▸ **Goal of the exercise**
Look through the listing and locate every line containing the word "Output"; copy those lines.

▸ **Listed records**
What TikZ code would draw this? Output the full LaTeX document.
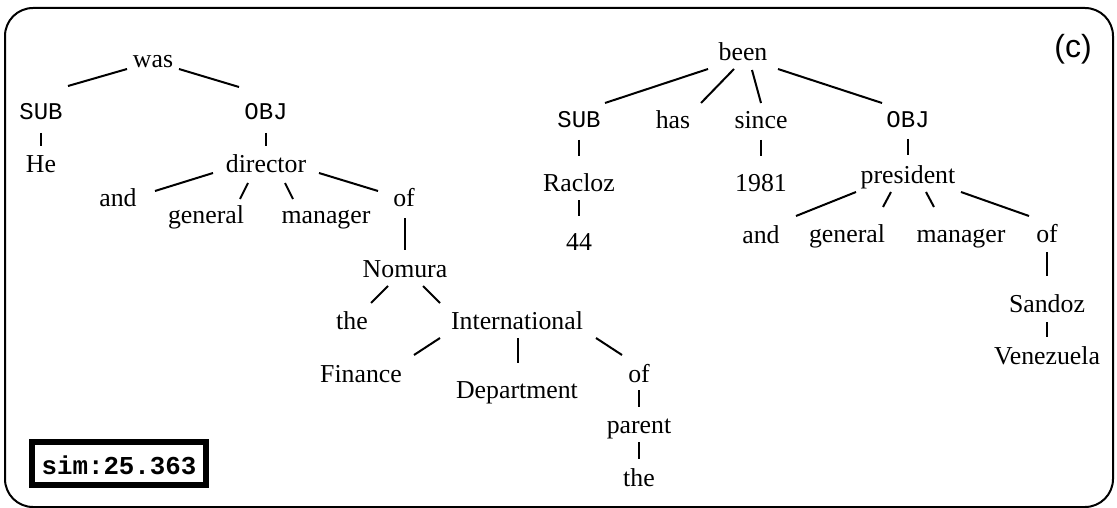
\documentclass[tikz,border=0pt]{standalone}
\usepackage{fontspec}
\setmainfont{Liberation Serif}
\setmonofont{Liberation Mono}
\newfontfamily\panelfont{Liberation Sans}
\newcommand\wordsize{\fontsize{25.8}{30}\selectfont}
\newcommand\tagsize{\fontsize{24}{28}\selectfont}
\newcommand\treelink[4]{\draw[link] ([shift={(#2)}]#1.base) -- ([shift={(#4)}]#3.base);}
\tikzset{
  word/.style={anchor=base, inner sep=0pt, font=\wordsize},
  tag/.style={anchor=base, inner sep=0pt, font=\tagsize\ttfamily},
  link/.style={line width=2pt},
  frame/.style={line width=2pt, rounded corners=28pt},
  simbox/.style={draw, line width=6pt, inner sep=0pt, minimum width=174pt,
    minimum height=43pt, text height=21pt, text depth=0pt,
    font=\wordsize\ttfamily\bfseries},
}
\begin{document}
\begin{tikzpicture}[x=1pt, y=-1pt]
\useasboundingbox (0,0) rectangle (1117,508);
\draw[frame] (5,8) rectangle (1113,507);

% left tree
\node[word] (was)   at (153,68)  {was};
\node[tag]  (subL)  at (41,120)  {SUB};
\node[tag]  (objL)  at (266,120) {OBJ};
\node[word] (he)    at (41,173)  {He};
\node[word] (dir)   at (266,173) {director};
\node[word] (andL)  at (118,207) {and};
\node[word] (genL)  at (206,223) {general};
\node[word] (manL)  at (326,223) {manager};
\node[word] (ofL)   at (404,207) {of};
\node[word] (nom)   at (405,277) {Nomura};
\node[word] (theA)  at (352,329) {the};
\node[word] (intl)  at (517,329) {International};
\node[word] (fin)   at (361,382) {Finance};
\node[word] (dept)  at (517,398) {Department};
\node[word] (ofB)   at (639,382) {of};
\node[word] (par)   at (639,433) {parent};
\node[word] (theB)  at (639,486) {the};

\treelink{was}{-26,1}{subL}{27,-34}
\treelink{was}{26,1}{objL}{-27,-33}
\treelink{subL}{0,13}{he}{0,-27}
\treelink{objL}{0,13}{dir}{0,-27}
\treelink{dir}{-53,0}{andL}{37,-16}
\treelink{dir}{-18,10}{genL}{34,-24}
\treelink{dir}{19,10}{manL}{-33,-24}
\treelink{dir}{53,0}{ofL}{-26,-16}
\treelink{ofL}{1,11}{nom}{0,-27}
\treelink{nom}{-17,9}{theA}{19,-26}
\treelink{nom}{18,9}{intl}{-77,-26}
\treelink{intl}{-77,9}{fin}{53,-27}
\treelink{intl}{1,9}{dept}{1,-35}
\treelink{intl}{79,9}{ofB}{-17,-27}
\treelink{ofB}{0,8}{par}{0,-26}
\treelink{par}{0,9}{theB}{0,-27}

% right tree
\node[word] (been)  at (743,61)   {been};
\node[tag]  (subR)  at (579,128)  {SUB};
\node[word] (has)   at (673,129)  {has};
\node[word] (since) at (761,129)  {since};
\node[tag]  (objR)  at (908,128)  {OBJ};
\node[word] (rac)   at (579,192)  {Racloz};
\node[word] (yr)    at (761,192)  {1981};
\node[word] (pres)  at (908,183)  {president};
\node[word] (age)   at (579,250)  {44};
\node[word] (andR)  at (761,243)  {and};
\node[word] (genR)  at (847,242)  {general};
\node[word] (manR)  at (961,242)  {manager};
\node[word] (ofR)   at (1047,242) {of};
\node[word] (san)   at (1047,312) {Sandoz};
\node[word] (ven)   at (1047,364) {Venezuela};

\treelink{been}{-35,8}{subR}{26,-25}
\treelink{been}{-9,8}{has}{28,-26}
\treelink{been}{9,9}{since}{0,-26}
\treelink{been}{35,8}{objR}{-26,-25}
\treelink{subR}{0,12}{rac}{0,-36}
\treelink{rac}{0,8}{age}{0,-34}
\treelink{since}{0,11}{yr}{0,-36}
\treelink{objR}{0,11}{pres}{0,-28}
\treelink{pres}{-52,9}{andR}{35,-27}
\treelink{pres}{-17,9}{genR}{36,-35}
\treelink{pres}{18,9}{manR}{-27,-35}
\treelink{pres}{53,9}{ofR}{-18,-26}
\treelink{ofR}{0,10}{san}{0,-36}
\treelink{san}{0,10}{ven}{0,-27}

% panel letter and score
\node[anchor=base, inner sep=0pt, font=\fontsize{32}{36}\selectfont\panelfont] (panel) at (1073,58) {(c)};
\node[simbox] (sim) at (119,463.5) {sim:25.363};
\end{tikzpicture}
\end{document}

---

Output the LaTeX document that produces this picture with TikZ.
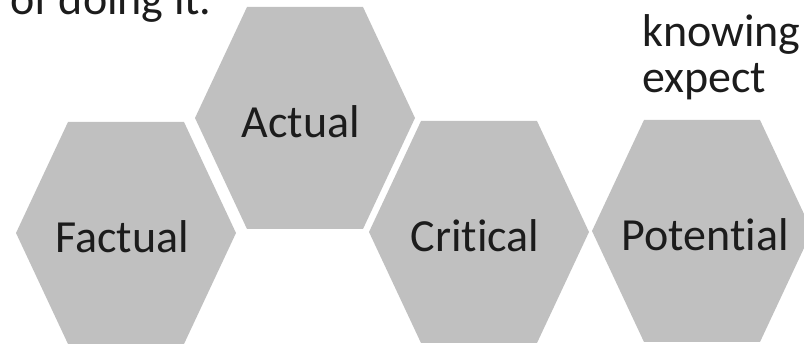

▸ **Expected answer**
What TikZ code would draw this? Output the full LaTeX document.
Output the LaTeX document that produces this picture with TikZ.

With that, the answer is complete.